3. Pass the Commission on Dietetic Registration (CDR) exam

Passing the Commission on Dietetic Registration (CDR) exam is arguably the most important step in becoming a Registered Dietitian. Simply put, if you don’t pass it, you cannot become a Registered Dietitian. Don’t worry though, as you can take the exam again! 

In order to take the exam, you must have first finished your degree and your internship or practice requirements. Then, you can become validated by the CDR and take the registered dietitian exam. As the eligibility rules for the exam are very strict, we would highly recommend looking them over and making sure your background qualifies you to take the exam.

Once you’re sure you’re eligible for the exam, it’s then time to look for a testing site! There are over 250 testing locations available nationwide. You can both schedule and pick your ideal testing site on the Pearson VUE website, as they are the distributor of the CDR/RD exam.

In all, the exam has roughly 145 questions and is two-and-a-half hours long. The questions are typically broken up as follows:

  • 25% principles of dietetics
  • 40% nutrition care for groups and individuals
  • 21% management of food and nutrition programs/services
  • 14% foodservice systems

To learn more about the details and specifics of the exam questions, we would highly recommend checking out these Registered Dietitian test specifications.

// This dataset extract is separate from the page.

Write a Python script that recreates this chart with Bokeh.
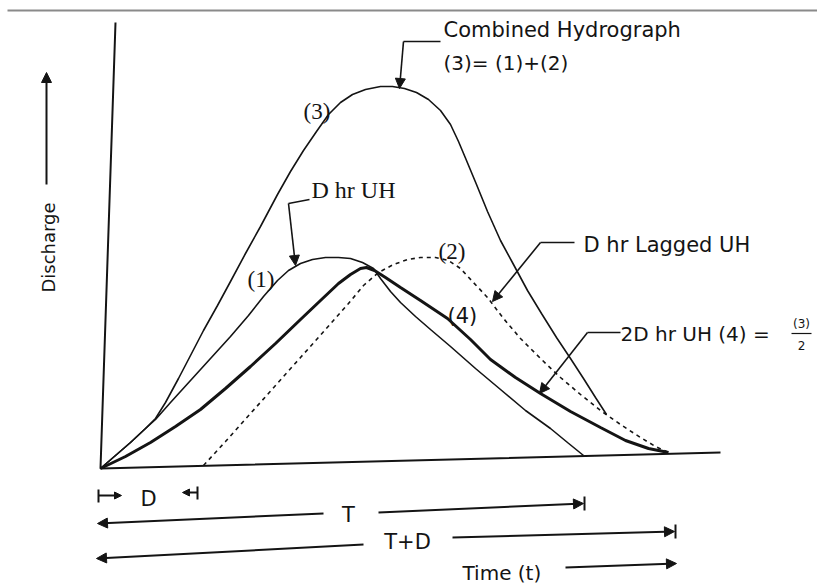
from bokeh.plotting import figure
from bokeh.models import Range1d, Arrow, NormalHead, Label
from bokeh.embed import file_html
from bokeh.resources import INLINE

# ---- data (diagram coordinates) ----
# (1) D hr unit hydrograph
t_uh1 = [100, 115, 130, 145, 155, 170, 190, 210, 230, 248, 263, 277, 288, 300, 312, 325,
         338, 350, 362, 373, 380, 390, 400, 415, 430, 450, 475, 500, 525, 550, 567, 583]
q_uh1 = [468, 455, 442, 428, 419, 402, 380, 358, 336, 315, 296, 280, 270, 263, 259, 257,
         257, 258, 262, 268, 278, 291, 302, 316, 329, 346, 368, 389, 410, 428, 442, 455]
# (2) D hr lagged unit hydrograph (dashed)
t_uh2 = [203, 225, 250, 275, 300, 325, 348, 363, 378, 393, 407, 420, 435, 448, 460, 472,
         487, 503, 520, 540, 560, 580, 600, 620, 640, 655, 668]
q_uh2 = [465, 441, 413, 385, 357, 329, 303, 285, 272, 264, 259, 257, 257, 260, 268, 281,
         297, 318, 338, 358, 377, 394, 410, 424, 437, 446, 452]
# (3) combined hydrograph = (1) + (2)
t_comb = [100, 115, 130, 145, 155, 165, 178, 190, 203, 217, 230, 245, 260, 277, 290, 303,
          316, 328, 340, 352, 365, 380, 392, 404, 416, 428, 440, 450, 458, 466, 476, 487,
          500, 513, 527, 541, 556, 570, 583, 595, 606]
q_comb = [468, 455, 442, 428, 418, 402, 378, 355, 330, 305, 281, 253, 226, 194, 171, 150,
          131, 114, 102, 94, 89, 86, 86, 88, 92, 99, 110, 124, 141, 160, 184, 211,
          240, 264, 290, 313, 337, 358, 378, 397, 414]
# (4) 2D hr unit hydrograph = (3)/2  (thick)
t_uh4 = [100, 125, 150, 175, 200, 225, 250, 275, 300, 320, 338, 350, 360, 366, 374, 385,
         400, 420, 447, 470, 490, 515, 540, 570, 600, 625, 648, 668]
q_uh4 = [468, 456, 442, 426, 409, 388, 366, 343, 319, 300, 283, 274, 268, 267, 270, 277,
         287, 300, 318, 339, 359, 377, 393, 411, 427, 440, 448, 452]
# axes
axis_t = [115, 100, 720]
axis_q = [22, 468, 452]

INK = "#141414"

p = figure(width=817, height=584, x_range=Range1d(0, 817), y_range=Range1d(584, 0),
           output_backend="svg", toolbar_location=None, x_axis_type=None, y_axis_type=None,
           min_border=0, background_fill_color="white", border_fill_color="white")
p.outline_line_color = None
p.xgrid.visible = False
p.ygrid.visible = False

# top rule of the scan
p.line([7, 817], [10, 10], line_color="#8a8a8a", line_width=2)

# axes
p.line(axis_t, axis_q, line_color=INK, line_width=2)

# curves
p.line(t_comb, q_comb, line_color=INK, line_width=1.6)
p.line(t_uh1, q_uh1, line_color=INK, line_width=1.6)
p.line(t_uh2, q_uh2, line_color=INK, line_width=1.6, line_dash="4 4")
p.line(t_uh4, q_uh4, line_color=INK, line_width=3)

def head(sz=9):
    return NormalHead(size=sz, fill_color=INK, line_color=INK, line_width=1)

def arrow(x0, y0, x1, y1, sz=10, lw=1.6):
    p.add_layout(Arrow(end=head(sz), x_start=x0, y_start=y0, x_end=x1, y_end=y1,
                       line_color=INK, line_width=lw))

# callout arrows
p.line([440, 403], [41, 41], line_color=INK, line_width=1.6)
arrow(403, 41, 399, 88)
p.line([309, 288], [199, 203], line_color=INK, line_width=1.6)
arrow(288, 203, 295, 265)
p.line([574, 540], [242, 242], line_color=INK, line_width=1.6)
arrow(540, 242, 492, 301)
p.line([620, 587], [332, 332], line_color=INK, line_width=1.6)
arrow(587, 332, 539, 393)

# Discharge arrow
arrow(46, 184, 46, 72, sz=10, lw=2)

# D markers
p.line([98, 98], [489, 502], line_color=INK, line_width=2)
arrow(98, 495, 121, 495, sz=7, lw=2)
p.line([197, 197], [486, 499], line_color=INK, line_width=2)
arrow(197, 492, 182, 492, sz=7, lw=2)
# T
arrow(323, 513, 97, 523, sz=10, lw=2)
arrow(378, 512, 583, 503, sz=10, lw=2)
p.line([584, 584], [496, 510], line_color=INK, line_width=2)
# T+D
arrow(363, 544, 96, 558, sz=10, lw=2)
arrow(452, 537, 674, 531, sz=10, lw=2)
p.line([675, 675], [524, 538], line_color=INK, line_width=2)
# Time arrow
arrow(565, 567, 676, 563, sz=10, lw=2)

SANS = "DejaVu Sans"
SERIF = "Liberation Serif"

def label(x, y, text, font=SANS, size="21px", align="left", baseline="middle", angle=0):
    p.add_layout(Label(x=x, y=y, text=text, text_font=font, text_font_size=size,
                       text_align=align, text_baseline=baseline, text_color=INK, angle=angle))

label(443, 29, "Combined Hydrograph")
label(443, 62, "(3)= (1)+(2)", size="20px")
label(303, 111, "(3)", font=SERIF, size="23px")
label(311, 189, "D hr UH", font=SERIF, size="24px")
label(247, 279, "(1)", font=SERIF, size="23px")
label(438, 251, "(2)", font=SERIF, size="23px")
label(447, 315, "(4)")
label(583, 244, "D hr Lagged UH")
label(620, 333, "2D hr UH (4) =", size="20px")
label(801, 323, "(3)", size="12px", align="center")
p.line([791, 811], [333, 333], line_color=INK, line_width=1.2)
label(801, 345, "2", size="12px", align="center")
label(48, 247, "Discharge", size="18px", align="center", angle=1.5708)
label(148, 498, "D", size="21px", align="center")
label(348, 514, "T", size="21px", align="center")
label(407, 541, "T+D", size="21px", align="center")
label(462, 572, "Time (t)", size="20px")

open("out.html", "w").write(file_html(p, INLINE))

And, if you think you’ll need some extra practice before you officially take the exam, consider checking out these helpful resources:

We wish you luck!

Don’t miss: Fastest growing careers

4. Obtain licensure in your preferred state of practice

By now, you’ve hopefully finished and passed the CDR exam, so, congratulations! Now, it’s time to gain licensure in your preferred state of practice if your state requires it. While some states allow individuals to gain employment as a registered dietitian based on their degree, internship, and CDR result alone, the majority of states still require dietitians to hold a state license. Check out this helpful state licensure map to find out. If your state does in fact require a license, you will also be able to find out how you can acquire one by clicking the links available for each state on the map.

5. Maintain state licensure requirements

Once you have your state license (if your state requires one), you’re free to work as a dietitian. You will improve people’s diets (and lives in the process)! Since learning is an ongoing process, registered dietitians are expected to complete 75 continuing education credits. This occurs every five years (with one credit being in ethics). 

As you complete your continuing education activities, you will keep and submit a learning plan and activity log. This must be done within 120 days of doing your first activity. Lastly, you’re required to pay an annual registration maintenance fee on your MyCDR page. This fee is due August 31st of every year. The fee amount will vary based on your specific position.

However, the good news is that this your last “step” in becoming/being a dietitian! We hope you love your job and recognize that you’re helping people every day. With that, we’ll send you off. Good luck, future dietitians!

Frequently asked questions about how to become a dietician 

How many years does it take to become a dietician?

Depending on your career pathway, state, and a number of other factors, it can take between four and eight years to become a registered dietician. Roughly, this may include four years of undergraduate schooling, two years to complete a master’s program, and one year of an internship. Add a few months to study and pass the CDR exam, and some extra time to receive state licensure. 

Do dietitians get paid well?

According to the Bureau of Labor Statistics, dietitians made an average of $63,090 in 2020. However, this average varied across industries, with some dietitians making more than others. Those working in outpatient care centers made an average salary of $69,660 in 2020.  Dietitians  in government made $64,010, while those in hospitals made roughly $63,380. Dietitians working in nursing and residential care facilities made an average of $60,330.